Choices include: choosing a different RDBMS, reinvent your own metadata system or manually manage constraints. Manual management in queries without a metadata system quickly becomes infeasible to maintain and audit properly as schema/system complexity grows and unecessarily complicates an evolving schema.
My recommendation is to choose a different RDBMS.
Consistency checking is much harder than you may think. For example MySQL uses transactional read consistency which means the values you are checking against may not be the same values in the scope of another transaction. Consistency scemantics for concurrent access are very very difficult to get right if not bound directly to the data tier.
When all is said and done, even with a modest amount of effort put into manual checking, the likely outcome is that one would still be able to drive a truck through the corner cases you have failed to consider or committed an error in forming.

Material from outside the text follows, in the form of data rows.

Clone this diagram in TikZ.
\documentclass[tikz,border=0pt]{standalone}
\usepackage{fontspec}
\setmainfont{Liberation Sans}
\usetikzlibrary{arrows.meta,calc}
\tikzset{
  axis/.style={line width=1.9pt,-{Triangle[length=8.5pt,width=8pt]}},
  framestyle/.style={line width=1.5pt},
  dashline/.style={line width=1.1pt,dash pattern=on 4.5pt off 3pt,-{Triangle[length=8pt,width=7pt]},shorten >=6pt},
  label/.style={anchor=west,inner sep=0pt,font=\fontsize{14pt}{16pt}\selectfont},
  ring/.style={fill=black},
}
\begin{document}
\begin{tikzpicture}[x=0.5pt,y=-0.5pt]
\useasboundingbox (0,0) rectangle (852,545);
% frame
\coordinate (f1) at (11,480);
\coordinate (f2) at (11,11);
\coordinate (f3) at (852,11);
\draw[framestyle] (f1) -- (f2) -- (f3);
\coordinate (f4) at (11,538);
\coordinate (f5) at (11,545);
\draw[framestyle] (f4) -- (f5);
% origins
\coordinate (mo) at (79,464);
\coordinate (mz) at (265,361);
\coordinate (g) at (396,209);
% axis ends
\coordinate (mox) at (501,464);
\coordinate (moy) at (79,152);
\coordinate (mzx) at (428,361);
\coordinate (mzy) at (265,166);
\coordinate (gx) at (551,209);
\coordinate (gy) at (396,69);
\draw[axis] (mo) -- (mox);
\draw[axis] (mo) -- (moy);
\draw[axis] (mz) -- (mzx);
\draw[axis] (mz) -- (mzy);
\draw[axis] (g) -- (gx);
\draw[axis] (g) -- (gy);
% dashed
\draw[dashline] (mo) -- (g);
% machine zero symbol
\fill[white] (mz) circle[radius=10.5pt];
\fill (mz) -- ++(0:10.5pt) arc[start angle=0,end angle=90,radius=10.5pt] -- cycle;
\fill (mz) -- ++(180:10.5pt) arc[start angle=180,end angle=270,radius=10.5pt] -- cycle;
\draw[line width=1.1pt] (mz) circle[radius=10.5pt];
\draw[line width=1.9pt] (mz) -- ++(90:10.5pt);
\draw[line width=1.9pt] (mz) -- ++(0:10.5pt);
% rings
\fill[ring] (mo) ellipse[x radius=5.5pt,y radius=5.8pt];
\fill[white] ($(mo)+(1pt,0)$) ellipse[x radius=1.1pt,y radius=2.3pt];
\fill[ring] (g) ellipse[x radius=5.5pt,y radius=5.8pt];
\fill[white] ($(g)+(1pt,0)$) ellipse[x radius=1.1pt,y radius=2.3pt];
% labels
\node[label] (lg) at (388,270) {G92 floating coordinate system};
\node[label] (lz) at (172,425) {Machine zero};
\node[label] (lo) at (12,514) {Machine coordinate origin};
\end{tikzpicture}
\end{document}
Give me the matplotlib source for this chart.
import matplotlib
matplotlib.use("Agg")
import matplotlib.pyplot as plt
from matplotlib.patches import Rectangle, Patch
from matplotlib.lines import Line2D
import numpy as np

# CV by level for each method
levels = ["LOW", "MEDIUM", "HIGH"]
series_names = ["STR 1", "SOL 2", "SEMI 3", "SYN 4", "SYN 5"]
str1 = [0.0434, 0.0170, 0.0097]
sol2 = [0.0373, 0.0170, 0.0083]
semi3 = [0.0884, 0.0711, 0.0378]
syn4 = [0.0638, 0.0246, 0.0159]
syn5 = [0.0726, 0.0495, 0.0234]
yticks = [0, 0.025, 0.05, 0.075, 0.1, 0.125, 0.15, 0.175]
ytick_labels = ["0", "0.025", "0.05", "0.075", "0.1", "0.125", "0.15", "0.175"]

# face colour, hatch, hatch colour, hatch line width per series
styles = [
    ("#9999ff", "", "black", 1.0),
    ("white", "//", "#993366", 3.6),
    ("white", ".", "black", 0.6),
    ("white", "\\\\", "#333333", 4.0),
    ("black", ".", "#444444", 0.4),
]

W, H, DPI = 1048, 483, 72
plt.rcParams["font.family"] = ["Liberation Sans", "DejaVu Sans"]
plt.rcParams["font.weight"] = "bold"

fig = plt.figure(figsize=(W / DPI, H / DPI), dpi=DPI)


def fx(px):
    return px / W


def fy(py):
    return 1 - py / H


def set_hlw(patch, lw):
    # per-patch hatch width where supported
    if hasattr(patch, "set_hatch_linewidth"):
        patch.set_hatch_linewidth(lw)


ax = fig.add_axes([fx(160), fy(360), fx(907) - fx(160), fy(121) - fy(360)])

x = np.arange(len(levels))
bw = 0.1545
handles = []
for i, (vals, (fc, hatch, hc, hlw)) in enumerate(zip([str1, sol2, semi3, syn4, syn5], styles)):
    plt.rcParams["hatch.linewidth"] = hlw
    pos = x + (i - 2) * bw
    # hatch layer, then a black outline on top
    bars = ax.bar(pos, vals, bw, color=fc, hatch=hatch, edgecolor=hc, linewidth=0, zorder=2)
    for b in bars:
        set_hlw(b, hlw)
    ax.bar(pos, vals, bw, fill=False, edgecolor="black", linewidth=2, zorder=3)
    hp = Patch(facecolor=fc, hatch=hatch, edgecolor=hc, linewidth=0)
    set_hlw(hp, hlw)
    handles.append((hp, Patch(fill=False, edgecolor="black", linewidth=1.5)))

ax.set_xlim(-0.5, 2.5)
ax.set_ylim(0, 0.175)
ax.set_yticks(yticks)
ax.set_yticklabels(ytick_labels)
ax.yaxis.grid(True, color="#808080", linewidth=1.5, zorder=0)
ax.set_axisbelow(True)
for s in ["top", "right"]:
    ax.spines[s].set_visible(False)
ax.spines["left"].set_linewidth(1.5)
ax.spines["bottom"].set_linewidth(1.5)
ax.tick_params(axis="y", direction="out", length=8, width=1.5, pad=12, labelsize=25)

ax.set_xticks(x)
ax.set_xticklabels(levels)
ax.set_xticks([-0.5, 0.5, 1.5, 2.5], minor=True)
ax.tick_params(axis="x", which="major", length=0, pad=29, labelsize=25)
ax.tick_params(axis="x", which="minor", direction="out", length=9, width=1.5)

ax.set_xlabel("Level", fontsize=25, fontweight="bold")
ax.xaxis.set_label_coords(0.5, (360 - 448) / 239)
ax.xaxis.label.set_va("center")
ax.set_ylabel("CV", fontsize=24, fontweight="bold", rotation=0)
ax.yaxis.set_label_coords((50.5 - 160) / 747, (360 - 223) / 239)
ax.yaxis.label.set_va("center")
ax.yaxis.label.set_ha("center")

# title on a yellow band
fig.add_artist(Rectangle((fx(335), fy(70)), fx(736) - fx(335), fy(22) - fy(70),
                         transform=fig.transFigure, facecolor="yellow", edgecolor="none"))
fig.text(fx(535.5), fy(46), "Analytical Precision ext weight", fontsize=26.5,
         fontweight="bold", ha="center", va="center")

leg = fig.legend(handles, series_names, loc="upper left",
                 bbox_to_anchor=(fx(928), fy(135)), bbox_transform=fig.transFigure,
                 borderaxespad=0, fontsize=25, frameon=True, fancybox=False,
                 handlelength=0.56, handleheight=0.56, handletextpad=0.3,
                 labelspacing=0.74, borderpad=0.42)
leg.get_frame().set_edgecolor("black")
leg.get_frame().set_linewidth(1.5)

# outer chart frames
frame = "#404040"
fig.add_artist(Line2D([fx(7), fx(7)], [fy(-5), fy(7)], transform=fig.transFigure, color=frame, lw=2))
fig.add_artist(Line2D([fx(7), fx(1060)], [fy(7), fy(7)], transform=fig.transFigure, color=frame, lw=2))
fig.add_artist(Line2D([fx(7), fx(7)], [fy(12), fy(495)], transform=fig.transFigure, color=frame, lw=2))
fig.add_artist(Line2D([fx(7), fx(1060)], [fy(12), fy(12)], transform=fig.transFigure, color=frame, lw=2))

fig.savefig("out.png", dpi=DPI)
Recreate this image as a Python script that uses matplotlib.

On your NOT NULL question... The obvious data field requirements are a good starting point. Here are a couple of other things to consider when defining column nullability.
It provides a guarantee that can very helpful when writing queries. Various joins may use NULL conditions to show a non-match of a table row separate from a NULL value that cannot be assumed if the condition allows nulls. (If NULLs are allowed, a match can mean either the row did not match or the row did match but the column value is null.)
The use of NOT NULL also helps define the rules for simpler queries matching values. Since you cannot say "WHEN value1 = value2" if both value1 and value2 are NULL the result of the evaluation is still false.
Even if your PHP code is perfectly bug-free, it may stop mid-script (out of memory error, segfault in some library, etc), leaving half-inserted stuff in the database, hence the importance of using InnoDB and transactions.
Same for constraints, of course you should have proper form validation, and database constraints behind it to catch bugs.
Database constraints are easy to specify, finding bugs in the application is hard, and even harder without constraints.
My experience has been that improperly constrained databases, and anything that uses MyISAM, WILL have inconssitent data after a few months of use, and it is very hard to find where it came from.
It's important to implement constraints in the database because it's impossible to predict the future! You just never know when your requirements will change.
Also consider the possibility that you may have multiple developers working on the same application. You may know what all the constraints are, but a junior developer may not. With constraints on the database, the junior developer's code will generate an error, and he'll know that something needs to be fixed. Without the constraints, the code may not fail, and the data could get corrupt.